-- Start Data entries --
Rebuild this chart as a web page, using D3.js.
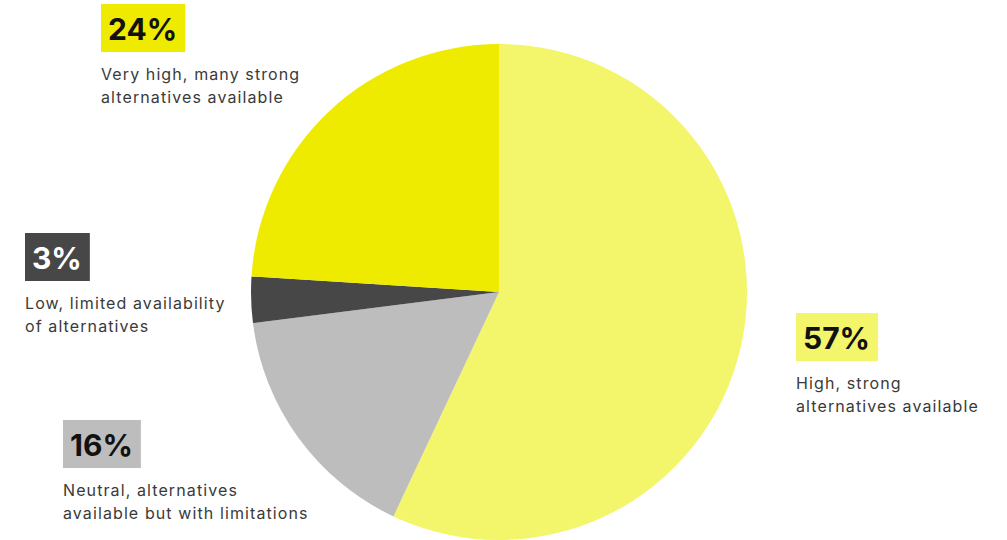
<!DOCTYPE html>
<html>
<head>
<meta charset="utf-8">
<script src="https://cdn.jsdelivr.net/npm/d3@7"></script>
<style>
  body { margin: 0; background: #fff; }
  svg { display: block; }
  .pct { font-family: Inter, "Noto Sans", sans-serif; font-weight: 700; font-size: 30px; }
  .desc { font-family: Inter, "Noto Sans", sans-serif; font-size: 16px; letter-spacing: 1.1px; fill: #3a3a3a; }
</style>
</head>
<body>
<svg id="chart" width="1007" height="540"></svg>
<script>
// slice data, clockwise from 12 o'clock
const categories = ["High", "Neutral", "Low", "Very high"];
const values = [57, 16, 3, 24];
const colors = ["#f3f56b", "#bdbdbd", "#474747", "#eeeb00"];
const pctLabels = ["57%", "16%", "3%", "24%"];
const descLines = [
  ["High, strong", "alternatives available"],
  ["Neutral, alternatives", "available but with limitations"],
  ["Low, limited availability", "of alternatives"],
  ["Very high, many strong", "alternatives available"]
];
const pctColors = ["#111", "#111", "#fff", "#111"];

const svg = d3.select("#chart");
const cx = 499, cy = 292, radius = 248;

const pie = d3.pie().sort(null).value(d => d);
const arc = d3.arc().innerRadius(0).outerRadius(radius);

svg.append("g")
    .attr("transform", `translate(${cx},${cy})`)
  .selectAll("path")
  .data(pie(values))
  .enter()
  .append("path")
    .attr("d", arc)
    .attr("fill", (d, i) => colors[i]);

// label boxes: top-left corner of each percentage box
const labelPos = [
  { x: 796, y: 313 },
  { x: 63, y: 420 },
  { x: 25, y: 233 },
  { x: 101, y: 4 }
];

categories.forEach((c, i) => {
  const g = svg.append("g").attr("transform", `translate(${labelPos[i].x},${labelPos[i].y})`);
  const t = g.append("text")
      .attr("class", "pct")
      .attr("x", 7)
      .attr("y", 36)
      .attr("fill", pctColors[i])
      .text(pctLabels[i]);
  const w = t.node().getComputedTextLength();
  g.insert("rect", "text")
      .attr("width", w + 15)
      .attr("height", 48)
      .attr("fill", colors[i]);
  g.selectAll("text.desc")
    .data(descLines[i])
    .enter()
    .append("text")
      .attr("class", "desc")
      .attr("x", 0)
      .attr("y", (d, j) => 76 + j * 23)
      .text(d => d);
});
</script>
</body>
</html>
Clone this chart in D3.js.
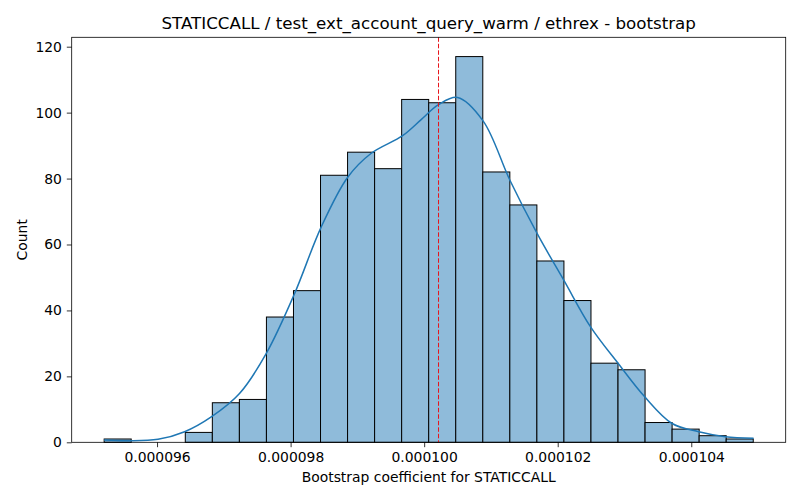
-- End Data entries --
* _Set task_
Your task is to transcribe all of the records precisely, with no images included.

* _Answer to the exercise_
Rebuild this chart as a web page, using D3.js.
<!DOCTYPE html>
<html>
<head>
<meta charset="utf-8">
<script src="https://cdn.jsdelivr.net/npm/d3@7"></script>
<style>
  body { margin: 0; background: #fff; }
  svg { display: block; }
  .pct { font-family: Inter, "Noto Sans", sans-serif; font-weight: 700; font-size: 30px; }
  .desc { font-family: Inter, "Noto Sans", sans-serif; font-size: 16px; letter-spacing: 1.1px; fill: #3a3a3a; }
</style>
</head>
<body>
<svg id="chart" width="1007" height="540"></svg>
<script>
// slice data, clockwise from 12 o'clock
const categories = ["High", "Neutral", "Low", "Very high"];
const values = [57, 16, 3, 24];
const colors = ["#f3f56b", "#bdbdbd", "#474747", "#eeeb00"];
const pctLabels = ["57%", "16%", "3%", "24%"];
const descLines = [
  ["High, strong", "alternatives available"],
  ["Neutral, alternatives", "available but with limitations"],
  ["Low, limited availability", "of alternatives"],
  ["Very high, many strong", "alternatives available"]
];
const pctColors = ["#111", "#111", "#fff", "#111"];

const svg = d3.select("#chart");
const cx = 499, cy = 292, radius = 248;

const pie = d3.pie().sort(null).value(d => d);
const arc = d3.arc().innerRadius(0).outerRadius(radius);

svg.append("g")
    .attr("transform", `translate(${cx},${cy})`)
  .selectAll("path")
  .data(pie(values))
  .enter()
  .append("path")
    .attr("d", arc)
    .attr("fill", (d, i) => colors[i]);

// label boxes: top-left corner of each percentage box
const labelPos = [
  { x: 796, y: 313 },
  { x: 63, y: 420 },
  { x: 25, y: 233 },
  { x: 101, y: 4 }
];

categories.forEach((c, i) => {
  const g = svg.append("g").attr("transform", `translate(${labelPos[i].x},${labelPos[i].y})`);
  const t = g.append("text")
      .attr("class", "pct")
      .attr("x", 7)
      .attr("y", 36)
      .attr("fill", pctColors[i])
      .text(pctLabels[i]);
  const w = t.node().getComputedTextLength();
  g.insert("rect", "text")
      .attr("width", w + 15)
      .attr("height", 48)
      .attr("fill", colors[i]);
  g.selectAll("text.desc")
    .data(descLines[i])
    .enter()
    .append("text")
      .attr("class", "desc")
      .attr("x", 0)
      .attr("y", (d, j) => 76 + j * 23)
      .text(d => d);
});
</script>
</body>
</html>
Clone this chart in D3.js.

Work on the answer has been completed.